■ **Entries with chart source code**
------------------------------------------------

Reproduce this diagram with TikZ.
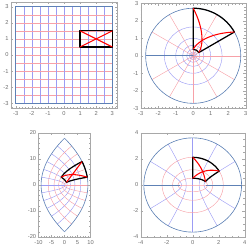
\documentclass[tikz,border=0pt]{standalone}
\usepackage{fontspec}
\setmainfont{Liberation Sans}
\usepackage{xcolor}
\usepackage{tikz}
\definecolor{mBlue}{HTML}{9C9CF4}
\definecolor{mRed}{HTML}{F7A1A8}
\definecolor{mEdge}{HTML}{5E81B5}
\definecolor{mFrame}{HTML}{A8A8A8}
\definecolor{mText}{HTML}{6E6E6E}
\tikzset{
  gridblue/.style={draw=mBlue, line width=0.5pt},
  gridred/.style={draw=mRed, line width=0.5pt},
  bound/.style={draw=mEdge, line width=0.7pt},
  regionbox/.style={draw=black, line width=1.4pt, line join=round},
  diag/.style={draw=red, line width=1.2pt},
  frameline/.style={draw=mFrame, line width=0.4pt},
  ticklab/.style={font=\fontsize{6.5}{7}\selectfont, text=mText, inner sep=0.5pt},
}

\begin{document}
\begin{tikzpicture}
  \useasboundingbox (0,0) rectangle (10,10);

  % panel 1: the square grid with the rectangle
  \begin{scope}[shift={(2.56,7.8)}, x=0.644cm, y=0.644cm]
    \foreach \v in {-3,-2.5,...,3} {
      \draw[gridblue] (\v,-3) -- (\v,3);
      \draw[gridred] (-3,\v) -- (3,\v);
    }
    \draw[bound] (-3,-3) rectangle (3,3);
    \draw[regionbox] (1,0.5) rectangle (3,1.5);
    \draw[diag] (1,0.5) -- (3,1.5) (3,0.5) -- (1,1.5);
    \draw[frameline] (-3.3,-3.3) rectangle (3.3,3.3);
    \foreach \t in {-3.2,-3,...,3.2}
      \draw[frameline] (\t,-3.3) -- ++(0,0.05cm) (\t,3.3) -- ++(0,-0.05cm)
                       (-3.3,\t) -- ++(0.05cm,0) (3.3,\t) -- ++(-0.05cm,0);
    \foreach \t [count=\k] in {-3,...,3} {
      \draw[frameline] (\t,-3.3) -- ++(0,0.09cm) (\t,3.3) -- ++(0,-0.09cm)
                       (-3.3,\t) -- ++(0.09cm,0) (3.3,\t) -- ++(-0.09cm,0);
      \node[ticklab, anchor=north] (pax\k) at ([yshift=-0.12cm]\t,-3.3) {\t};
      \node[ticklab, anchor=east] (pay\k) at ([xshift=-0.07cm]-3.3,\t) {\t};
    }
  \end{scope}

  % panel 2: exponential map
  \begin{scope}[shift={(7.728,7.768)}, x=0.70cm, y=0.70cm]
    \foreach \s in {-4.5,-4,...,0.5}
      \draw[gridblue] (0,0) circle[radius={exp(\s)}];
    \foreach \a in {-150,-120,...,150}
      \draw[gridred] (\a:{exp(-5)}) -- (\a:{exp(1)});
    \draw[bound] (0,0) circle[radius={exp(1)}];
    \draw[bound] (0,0) circle[radius={exp(-5)}];
    \draw[bound] (180:{exp(-5)}) -- (180:{exp(1)});
    \draw[regionbox] (30:{exp(-1)}) -- (30:{exp(1)})
      arc[start angle=30, end angle=90, radius={exp(1)}]
      -- (90:{exp(-1)}) arc[start angle=90, end angle=30, radius={exp(-1)}] -- cycle;
    \draw[diag] plot[domain=0:1, samples=30]
      ({exp(-1+2*\x)*cos(30+60*\x)},{exp(-1+2*\x)*sin(30+60*\x)});
    \draw[diag] plot[domain=0:1, samples=30]
      ({exp(1-2*\x)*cos(30+60*\x)},{exp(1-2*\x)*sin(30+60*\x)});
    \draw[frameline] (-3,-3) rectangle (3,3);
    \foreach \t in {-2.8,-2.6,...,2.8}
      \draw[frameline] (\t,-3) -- ++(0,0.05cm) (\t,3) -- ++(0,-0.05cm)
                       (-3,\t) -- ++(0.05cm,0) (3,\t) -- ++(-0.05cm,0);
    \foreach \t [count=\k] in {-3,...,3} {
      \draw[frameline] (\t,-3) -- ++(0,0.09cm) (\t,3) -- ++(0,-0.09cm)
                       (-3,\t) -- ++(0.09cm,0) (3,\t) -- ++(-0.09cm,0);
      \node[ticklab, anchor=north] (pbx\k) at ([yshift=-0.12cm]\t,-3) {\t};
      \node[ticklab, anchor=east] (pby\k) at ([xshift=-0.07cm]-3,\t) {\t};
    }
  \end{scope}

  % panel 3: squaring map
  \begin{scope}[shift={(2.58,2.6)}, x=0.104cm, y=0.104cm]
    \foreach \c in {0.5,1,...,2.5} {
      \draw[gridblue] plot[domain=-3:3, samples=31] ({\c*\c-\x*\x},{2*\c*\x});
      \draw[gridred] plot[domain=-3:3, samples=31] ({\x*\x-\c*\c},{2*\c*\x});
    }
    \draw[gridblue] (0,0) -- (-9,0);
    \draw[gridred] (0,0) -- (9,0);
    \draw[bound] plot[domain=-3:3, samples=31] ({9-\x*\x},{6*\x});
    \draw[bound] plot[domain=-3:3, samples=31] ({\x*\x-9},{6*\x});
    \draw[regionbox] plot[domain=1:3, samples=15] ({\x*\x-0.25},{\x})
      -- plot[domain=0.5:1.5, samples=15] ({9-\x*\x},{6*\x})
      -- plot[domain=3:1, samples=15] ({\x*\x-2.25},{3*\x})
      -- plot[domain=1.5:0.5, samples=15] ({1-\x*\x},{2*\x}) -- cycle;
    \draw[diag] plot[domain=0:1, samples=25]
      ({(1+2*\x)^2-(0.5+\x)^2},{2*(1+2*\x)*(0.5+\x)});
    \draw[diag] plot[domain=0:1, samples=25]
      ({(3-2*\x)^2-(0.5+\x)^2},{2*(3-2*\x)*(0.5+\x)});
    \draw[frameline] (-10,-20) rectangle (10,20);
    \foreach \t in {-9,...,9}
      \draw[frameline] (\t,-20) -- ++(0,0.05cm) (\t,20) -- ++(0,-0.05cm);
    \foreach \t in {-18,-16,...,18}
      \draw[frameline] (-10,\t) -- ++(0.05cm,0) (10,\t) -- ++(-0.05cm,0);
    \foreach \t [count=\k] in {-10,-5,0,5,10} {
      \draw[frameline] (\t,-20) -- ++(0,0.09cm) (\t,20) -- ++(0,-0.09cm);
      \node[ticklab, anchor=north] (pcx\k) at ([yshift=-0.12cm]\t,-20) {\t};
    }
    \foreach \t [count=\k] in {-20,-10,0,10,20} {
      \draw[frameline] (-10,\t) -- ++(0.09cm,0) (10,\t) -- ++(-0.09cm,0);
      \node[ticklab, anchor=east] (pcy\k) at ([xshift=-0.07cm]-10,\t) {\t};
    }
  \end{scope}

  % panel 4: sine map
  \begin{scope}[shift={(7.708,2.6)}, x=0.52cm, y=0.52cm]
    \foreach \c in {-60,-30,0,30,60}
      \draw[gridblue] plot[domain=-2:2, samples=31] ({sin(\c)*cosh(\x)},{cos(\c)*sinh(\x)});
    \foreach \c in {-1.5,-1,...,1.5}
      \draw[gridred] plot[domain=-90:90, samples=37] ({sin(\x)*cosh(\c)},{cos(\x)*sinh(\c)});
    \draw[bound] (1,0) -- ({cosh(2)},0);
    \draw[bound] (-1,0) -- ({-cosh(2)},0);
    \draw[bound] (0,0) ellipse[x radius={cosh(2)}, y radius={sinh(2)}];
    \draw[regionbox] plot[domain=0.5:1.5, samples=10] ({0},{sinh(\x)})
      -- plot[domain=0:60, samples=15] ({sin(\x)*cosh(1.5)},{cos(\x)*sinh(1.5)})
      -- plot[domain=1.5:0.5, samples=15] ({sin(60)*cosh(\x)},{cos(60)*sinh(\x)})
      -- plot[domain=60:0, samples=15] ({sin(\x)*cosh(0.5)},{cos(\x)*sinh(0.5)}) -- cycle;
    \draw[diag] plot[domain=0:1, samples=25]
      ({sin(60*\x)*cosh(0.5+\x)},{cos(60*\x)*sinh(0.5+\x)});
    \draw[diag] plot[domain=0:1, samples=25]
      ({sin(60-60*\x)*cosh(0.5+\x)},{cos(60-60*\x)*sinh(0.5+\x)});
    \draw[frameline] (-4,-4) rectangle (4,4);
    \foreach \t in {-3.5,-3,...,3.5}
      \draw[frameline] (\t,-4) -- ++(0,0.05cm) (\t,4) -- ++(0,-0.05cm)
                       (-4,\t) -- ++(0.05cm,0) (4,\t) -- ++(-0.05cm,0);
    \foreach \t [count=\k] in {-4,-2,0,2,4} {
      \draw[frameline] (\t,-4) -- ++(0,0.09cm) (\t,4) -- ++(0,-0.09cm)
                       (-4,\t) -- ++(0.09cm,0) (4,\t) -- ++(-0.09cm,0);
      \node[ticklab, anchor=north] (pdx\k) at ([yshift=-0.12cm]\t,-4) {\t};
      \node[ticklab, anchor=east] (pdy\k) at ([xshift=-0.07cm]-4,\t) {\t};
    }
  \end{scope}
\end{tikzpicture}
\end{document}
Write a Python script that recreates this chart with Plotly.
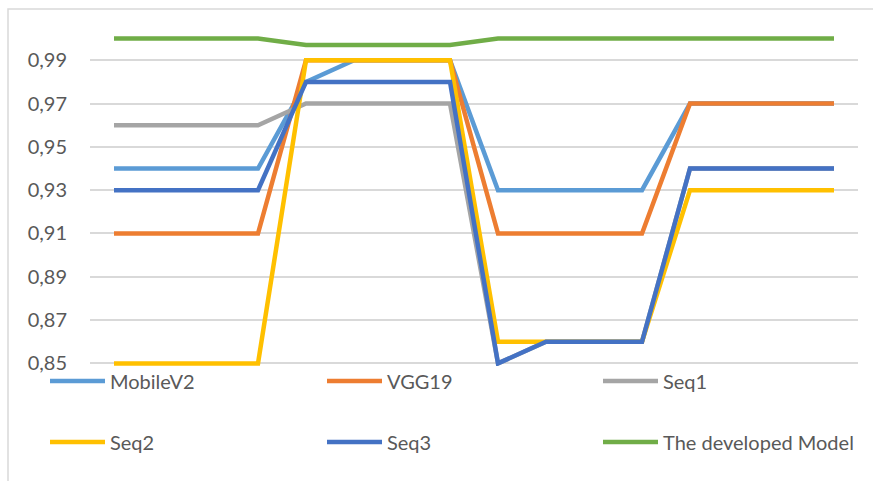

------------------------------------------------

■ **Directive**
Work out how many lines of the data above contain the string "this" and give the number alone.

■ **Answer below**
2